Search code examples
hadoopapache-pigoozieoozie-coordinator

How to pass pig option as parameter in oozie?


In order to execute my pig script, i need to turn off optimizer. Using below command in command line and scripts work fine.

 pig -t ColumnMapKeyPrune population.pig

How to pass this option in oozie?

I tried passing as argument.

<action>
<pig>
    <job-tracker>${jobTracker}</job-tracker>
    <name-node>${nameNode}</name-node>                      
    <script>Population.pig</script> 
    <argument>-t</argument>
    <argument>ColumnMapKeyPrune</argument>
    <param>piggybankJar=${piggybankJar}</param>
    <param>datafuJar=${datafuJar}</param>
    <param>inputPath=${inputPath}</param>
    <param>outputPath=${outputPath}</param>
</pig>
</action>

Received below error:

E0701: XML schema error, cvc-complex-type.2.4.a: Invalid content was found starting with element 'param'. One of '{"uri:oozie:workflow:0.4":argument, "uri:oozie:workflow:0.4":file, "uri:oozie:workflow:0.4":archive}' is expected.

Tried using param, but it didnt worked

 <action>
 <pig>
    <job-tracker>${jobTracker}</job-tracker>
    <name-node>${nameNode}</name-node>                      
    <script>Population.pig</script> 
    <param>-t</param>
    <param>ColumnMapKeyPrune</param>
    <param>piggybankJar=${piggybankJar}</param>
    <param>datafuJar=${datafuJar}</param>
    <param>inputPath=${inputPath}</param>
    <param>outputPath=${outputPath}</param>
</pig>
</action>

For pig oozie action allows only param, archive, file and argument tags.
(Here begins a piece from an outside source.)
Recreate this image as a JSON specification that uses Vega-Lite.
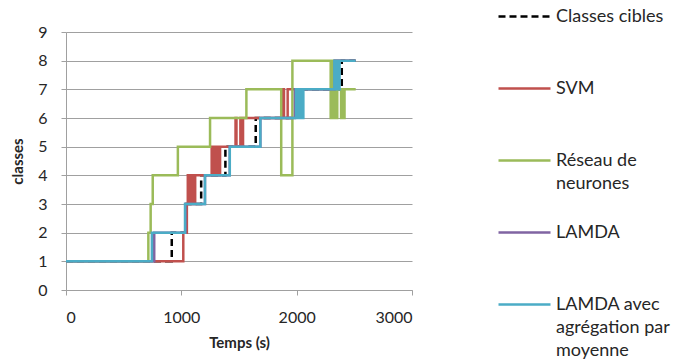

How to pass this optimizer_off option ?


Solution

  • set the below mentioned property in your pig script and try once.

    set pig.optimizer.rules.disabled 'ColumnMapKeyPrune';

    for reference, please go through the below mentioned link

    [http://pig.apache.org/docs/r0.14.0/perf.html#optimization-rules]